Much of the action takes place in "Ryan's Bar and Lounge and Bar," where Pat, the grey-bearded old proprietor, plays the role of peacemaker between two squabbling regulars:  Frank, a middle-aged man whose unkempt hair and thinness suggest a person of limited means, and Seamus, an overweight farmer in his sixties.  Frank constantly mocks Seamus about his weight, and Seamus retaliates by mocking Frank for his poverty, as the episode's plot develops around another theme.  The oldest member, in his seventies at least, is Mushy.  Like my grandfather, details of his militant career are sparse, but it's clear he played a role in "The Troubles." Despite his age, he maintains an arsenal of machine guns, a Barrett sniper rifle, a portable rocket launcher, and a car trunkful of plastic explosives "just in case." As the plot of each short thickens, occasionally some of these items get used.

The younger generation is represented by four "lads" in the main: Frank's nephew, Declan, plus Billie, Joey, and Pockets.  Collectively they can be considered "Boy Racers," a species of Irish youth who are obsessed with street racing in souped-up Japanese import cars.  They use the phrase "If it's not Jap, it's scrap!" And in fact, many of their mounts end up as such, and the vehicles do no small amount of damage to manicured playing fields and roads.  It should go without saying that no one I encountered in Ireland was remotely like this lot.

Enjoy the fruits of P.J.'s labors, but be careful, because there is almost always a razor in the apple at the end.  The shorts often turn dark in a surprising way, as the themes focus on unemployment, depression, anomie, poverty, and the eternal, existential question, "Why are we here?"  These pieces aren't just comedy: they are the work of a thoughtful but unrecognized Irish artist.  I'd like to help change that.

I see some continuity between these shorts and some classics of Irish literature, such as The Poor Mouth: A Bad Story about the Hard Life, by Flann O'Brien (1941) and Frank McCourt's memoir, Angela's Ashes (1999).  I simply can't recommend the Channel too highly.

MAGIC DARA

Last but not least I'd like to make some mention of Magic Dara, the third member of this trio of friends, whose Channel with 1.22K subscribers is here.  "Welcome to Magic Dara's channel, where you'll learn the tricks of the trade and discover some of magic's most closely guarded secrets." 
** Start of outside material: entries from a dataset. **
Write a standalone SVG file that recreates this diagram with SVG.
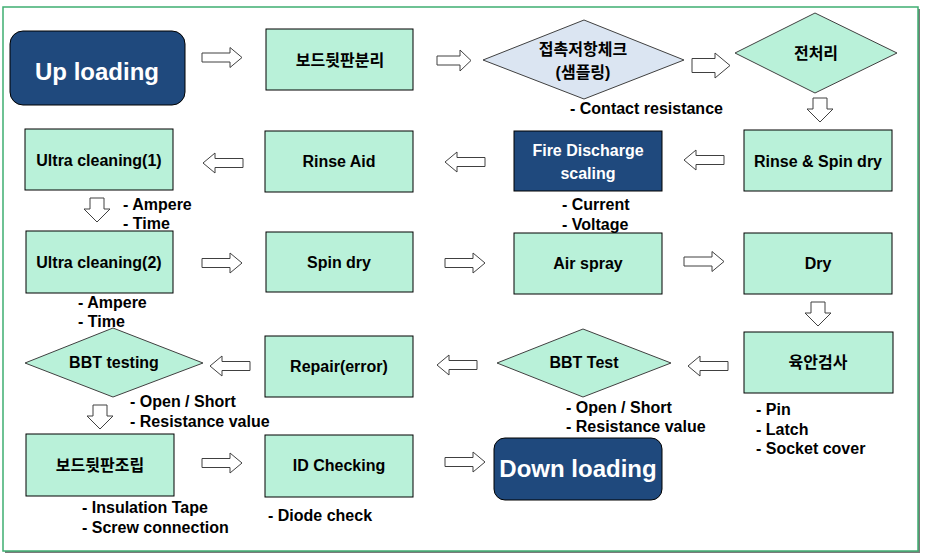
<svg xmlns="http://www.w3.org/2000/svg" xmlns:xlink="http://www.w3.org/1999/xlink" width="930" height="560" viewBox="0 0 930 560">
<style>
text{font-family:"Liberation Sans","Noto Sans CJK KR",sans-serif;font-weight:bold;font-size:16px;fill:#000}
.c{text-anchor:middle}
.w{fill:#fff}
.big{font-size:24px}
.box{fill:#b9f1d9;stroke:#000;stroke-width:1}
.dark{fill:#1f497d;stroke:#000;stroke-width:1}
.dia{fill:#b9f1d9;stroke:#404040;stroke-width:1}
.blue{fill:#dbe5f2;stroke:#404040;stroke-width:1}
.arr{fill:#fff;stroke:#404040;stroke-width:1}
</style>
<defs>
<path id="ar" d="M0,-4.5 H28 V-10 L40,0 L28,10 V4.5 H0 Z"/>
<path id="al" d="M0,0 L12,-10 V-4.5 H40 V4.5 H12 V10 Z"/>
<path id="ad" d="M-7,0 H7 V11 H13 L0,24 L-13,11 H-7 Z"/>
</defs>
<rect x="0" y="0" width="930" height="560" fill="#fff"/>
<rect x="5" y="9" width="915" height="544" fill="#7a7a7a"/>
<rect x="3" y="7" width="915" height="544" fill="#fff" stroke="#3fae72" stroke-width="1.5"/>

<g id="connectors">
<use xlink:href="#ar" class="arr" x="202" y="57.5"/>
<path class="arr" d="M437,56 H460 V50 L471,60.5 L460,71 V65 H437 Z"/>
<path class="arr" d="M692,58.5 H715 V53 L730,65.5 L715,78 V72.5 H692 Z"/>
<use xlink:href="#ad" class="arr" x="820" y="98"/>
<use xlink:href="#al" class="arr" x="203" y="163"/>
<use xlink:href="#al" class="arr" x="445" y="162"/>
<use xlink:href="#al" class="arr" x="684" y="160"/>
<use xlink:href="#ad" class="arr" x="97" y="198"/>
<use xlink:href="#ar" class="arr" x="202" y="263"/>
<use xlink:href="#ar" class="arr" x="445" y="263"/>
<use xlink:href="#ar" class="arr" x="684" y="261.5"/>
<use xlink:href="#ad" class="arr" x="818" y="302"/>
<use xlink:href="#al" class="arr" x="210" y="366"/>
<use xlink:href="#al" class="arr" x="437" y="365"/>
<use xlink:href="#al" class="arr" x="688" y="366"/>
<use xlink:href="#ad" class="arr" x="100" y="405"/>
<use xlink:href="#ar" class="arr" x="202" y="463"/>
<use xlink:href="#ar" class="arr" x="445" y="462"/>
</g>

<g id="n-uploading">
<rect class="dark" x="10" y="31" width="175" height="74" rx="13"/>
<text class="c w big" x="97" y="80">Up loading</text>
</g>
<g id="n-separate">
<rect class="box" x="266" y="29" width="147" height="61"/>
<text class="c" x="340" y="66">보드뒷판분리</text>
</g>
<g id="n-contact">
<polygon class="blue" points="483,60 584,20 684,60 584,99"/>
<text class="c" x="583" y="55">접촉저항체크</text>
<text class="c" x="583" y="78">(샘플링)</text>
</g>
<text x="570" y="114">- Contact resistance</text>
<g id="n-pre">
<polygon class="dia" points="735,53 815,13 897,53 815,93"/>
<text class="c" x="816" y="59">전처리</text>
</g>

<g id="n-ultra1">
<rect class="box" x="25" y="129" width="148" height="61"/>
<text class="c" x="99" y="166">Ultra cleaning(1)</text>
</g>
<text x="123" y="210">- Ampere</text>
<text x="123" y="229">- Time</text>
<g id="n-rinseaid">
<rect class="box" x="265" y="131" width="148" height="61"/>
<text class="c" x="339" y="167">Rinse Aid</text>
</g>
<g id="n-fire">
<rect class="dark" x="514" y="131" width="148" height="60"/>
<text class="c w" x="588" y="156">Fire Discharge</text>
<text class="c w" x="588" y="179">scaling</text>
</g>
<text x="562" y="210">- Current</text>
<text x="562" y="230">- Voltage</text>
<g id="n-rinsespin">
<rect class="box" x="744" y="130" width="148" height="61"/>
<text class="c" x="818" y="167">Rinse &amp; Spin dry</text>
</g>

<g id="n-ultra2">
<rect class="box" x="26" y="231" width="147" height="62"/>
<text class="c" x="99" y="268">Ultra cleaning(2)</text>
</g>
<text x="78" y="308">- Ampere</text>
<text x="78" y="327">- Time</text>
<g id="n-spindry">
<rect class="box" x="266" y="232" width="147" height="60"/>
<text class="c" x="339" y="268">Spin dry</text>
</g>
<g id="n-airspray">
<rect class="box" x="514" y="233" width="148" height="61"/>
<text class="c" x="588" y="269">Air spray</text>
</g>
<g id="n-dry">
<rect class="box" x="744" y="233" width="148" height="61"/>
<text class="c" x="818" y="269">Dry</text>
</g>

<g id="n-bbttesting">
<polygon class="dia" points="25,363 113,328 203,363 113,397"/>
<text class="c" x="114" y="368">BBT testing</text>
</g>
<text x="130" y="407">- Open / Short</text>
<text x="130" y="427">- Resistance value</text>
<g id="n-repair">
<rect class="box" x="265" y="336" width="148" height="61"/>
<text class="c" x="339" y="372">Repair(error)</text>
</g>
<g id="n-bbttest">
<polygon class="dia" points="497,363 583,329 671,363 583,397"/>
<text class="c" x="584" y="368">BBT Test</text>
</g>
<text x="566" y="413">- Open / Short</text>
<text x="566" y="432">- Resistance value</text>
<g id="n-visual">
<rect class="box" x="744" y="332" width="149" height="61"/>
<text class="c" x="818" y="368">육안검사</text>
</g>
<text x="756" y="415">- Pin</text>
<text x="756" y="435">- Latch</text>
<text x="756" y="454">- Socket cover</text>

<g id="n-assemble">
<rect class="box" x="26" y="434" width="148" height="62"/>
<text class="c" x="100" y="471">보드뒷판조립</text>
</g>
<text x="82" y="513">- Insulation Tape</text>
<text x="82" y="533">- Screw connection</text>
<g id="n-id">
<rect class="box" x="265" y="435" width="148" height="62"/>
<text class="c" x="339" y="471">ID Checking</text>
</g>
<text x="268" y="521">- Diode check</text>
<g id="n-downloading">
<rect class="dark" x="494" y="438" width="168" height="62" rx="11"/>
<text class="c w big" x="578" y="477">Down loading</text>
</g>
</svg>
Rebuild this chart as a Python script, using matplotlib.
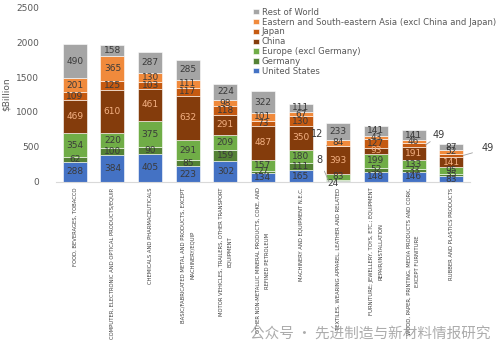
import numpy as np
import matplotlib.pyplot as plt
from matplotlib import font_manager

categories = [
    "FOOD, BEVERAGES, TOBACCO",
    "COMPUTER, ELECTRONIC AND OPTICAL PRODUCTS/EQUIP.",
    "CHEMICALS AND PHARMACEUTICALS",
    "BASIC/FABRICATED METAL AND PRODUCTS, EXCEPT\nMACHINERY/EQUIP",
    "MOTOR VEHICLES, TRAILERS, OTHER TRANSPORT\nEQUIPMENT",
    "OTHER NON-METALLIC MINERAL PRODUCTS, COKE, AND\nREFINED PETROLEUM",
    "MACHINERY AND EQUIPMENT N.E.C.",
    "TEXTILES, WEARING APPAREL, LEATHER AND RELATED",
    "FURNITURE; JEWELLERY, TOYS, ETC.; EQUIPMENT\nREPAIR/INSTALLATION",
    "WOOD, PAPER, PRINTING, MEDIA PRODUCTS AND CORK,\nEXCEPT FURNITURE",
    "RUBBER AND PLASTICS PRODUCTS",
]

united_states = [288, 384, 405, 223, 302, 134, 165, 8, 148, 146, 83]
germany = [62, 100, 90, 85, 159, 27, 111, 24, 52, 33, 35]
europe = [354, 220, 375, 291, 209, 157, 180, 83, 199, 133, 95]
china = [469, 610, 461, 632, 291, 487, 350, 393, 93, 191, 141]
japan = [109, 125, 103, 117, 118, 73, 130, 12, 127, 49, 49]
esea = [201, 365, 130, 111, 98, 101, 67, 84, 43, 46, 52]
rest_of_world = [490, 158, 287, 285, 224, 322, 111, 233, 141, 141, 87]

series = [
    ("United States", united_states, "#4472C4", "#3a3a3a"),
    ("Germany", germany, "#548235", "#3a3a3a"),
    ("Europe (excl Germany)", europe, "#70AD47", "#3a3a3a"),
    ("China", china, "#843C0C", "#F4B183"),
    ("Japan", japan, "#C55A11", "#3a3a3a"),
    ("Eastern and South-eastern Asia (excl China and Japan)", esea, "#F08A3C", "#3a3a3a"),
    ("Rest of World", rest_of_world, "#A5A5A5", "#3a3a3a"),
]

# labels drawn outside the bars with leader lines: (series index, bar index)
callouts = {(0, 7), (4, 7), (1, 7), (4, 9), (4, 10)}

names = {f.name for f in font_manager.fontManager.ttflist}
narrow = "Liberation Sans Narrow" if "Liberation Sans Narrow" in names else "DejaVu Sans"

fig = plt.figure(figsize=(5, 3.56), dpi=100)
ax = fig.add_axes([0.112, 0.489, 0.828, 0.491])

x = np.arange(len(categories))
bottom = np.zeros(len(categories))
handles = []
for si, (name, vals, color, tcol) in enumerate(series):
    vals = np.array(vals, dtype=float)
    bars = ax.bar(x, vals, 0.64, bottom=bottom, color=color, label=name,
                  edgecolor="white", linewidth=0.4)
    handles.append(bars)
    for i, v in enumerate(vals):
        if (si, i) in callouts:
            continue
        ax.text(x[i], bottom[i] + v / 2, f"{int(v)}", ha="center", va="center",
                fontsize=6.5, color=tcol)
    bottom += vals

# callout labels
cum = np.cumsum([np.array(s[1]) for s in series], axis=0)
def mid(si, i):
    lo = cum[si - 1][i] if si > 0 else 0
    return (lo + cum[si][i]) / 2

lc = "#A0A0A0"
ax.annotate("12", xy=(7 - 0.3, mid(4, 7)), xytext=(7 - 0.55, 680), fontsize=7,
            color="#3a3a3a", ha="center", va="center", annotation_clip=False,
            arrowprops=dict(arrowstyle="-", color=lc, lw=0.6, shrinkA=3, shrinkB=0))
ax.annotate("8", xy=(7 - 0.25, 4), xytext=(7 - 0.5, 320), fontsize=7,
            color="#3a3a3a", ha="center", va="center", annotation_clip=False,
            arrowprops=dict(arrowstyle="-", color=lc, lw=0.6, shrinkA=3, shrinkB=0))
ax.text(7 - 0.15, -25, "24", fontsize=6.5, color="#3a3a3a", ha="center", va="center")
ax.annotate("49", xy=(9 + 0.32, mid(4, 9)), xytext=(9 + 0.68, 670), fontsize=7,
            color="#3a3a3a", ha="center", va="center", annotation_clip=False,
            arrowprops=dict(arrowstyle="-", color=lc, lw=0.6, shrinkA=5, shrinkB=0))
ax.annotate("49", xy=(10 + 0.32, mid(4, 10)), xytext=(10 + 0.98, 480), fontsize=7,
            color="#3a3a3a", ha="center", va="center", annotation_clip=False,
            arrowprops=dict(arrowstyle="-", color=lc, lw=0.6, shrinkA=5, shrinkB=0))

ax.set_xlim(-0.5, len(categories) - 0.5)
ax.set_ylim(0, 2500)
ax.set_yticks(np.arange(0, 2501, 500))
ax.tick_params(axis="y", length=0, labelsize=6.5, labelcolor="#595959", pad=12)
ax.tick_params(axis="x", length=0, pad=4)
ax.set_xticks(x)
ax.set_xticklabels(categories, rotation=90, fontsize=4.2, family=narrow,
                   fontstretch="condensed",
                   color="#404040", ha="center", va="top", linespacing=1.9,
                   multialignment="center")
for s in ["top", "right", "left"]:
    ax.spines[s].set_visible(False)
ax.spines["bottom"].set_color("#D9D9D9")
ax.set_ylabel("$Billion", fontsize=6.5, color="#595959", labelpad=4)

leg = fig.legend(handles[::-1], [s[0] for s in series][::-1], loc="upper left",
                 bbox_to_anchor=(0.495, 0.995), frameon=False, fontsize=6.1,
                 handlelength=0.6, handleheight=0.6, handletextpad=0.4,
                 labelspacing=0.1, borderpad=0.2, labelcolor="#595959")

fig.text(0.98, 0.06, "公众号 · 先进制造与新材料情报研究", ha="right", va="center",
         fontsize=10.5, color="#909090", alpha=0.75,
         family=["Noto Sans CJK SC", "DejaVu Sans"])

fig.savefig("out.png", dpi=100)
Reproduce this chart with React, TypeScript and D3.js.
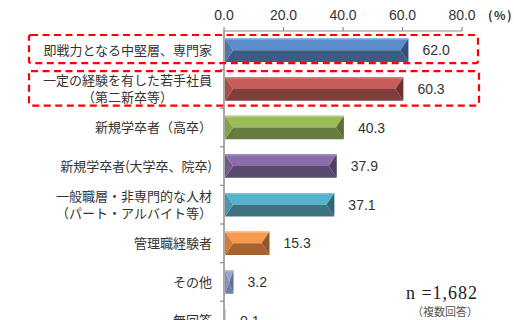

His Channel with over 56 posts is little known, perhaps, I suppose, because people cherish their illusions.  He's been a semi-pro magician for years and knows the trade very well indeed.  His mission to reveal its secrets finds a parallel in his strict atheism and rationality, for he is a robust defender of disbelief and the acceptance of life with all its vicissitudes.  He's a teacher by profession, and part of the Irish Diaspora, for he lives in the UK.  A man of principle (I know the pitfalls of that) he could not find a teaching job in Ireland because the education system remains Catholic-based and the authorities could not handle the idea that an atheist could teach comparative religion (and English).

Dara is the only one of the trio to appear in the flesh in some of his posts, and he is instantly likable, unfailingly polite, and respectful of all.  He loves the dialogues in his comment sections and has recently uploaded a series of podcasts on weighty subjects, viz., "Does The Soul Exist? - A Magician's Thoughts."

I recommend you dive into the dialogue.  I don't think you'll be disappointed.  I wasn't.

FINIS

So here you have it, my homage to my Irish heritage -- forgive the length, please, or just skip over it to the YouTubers, as this old man had something to get off his chest in the writing of it.  I do hope you visit all three channels of these three creative Irishmen.  I feel a real kinship with them and want to see them all succeed.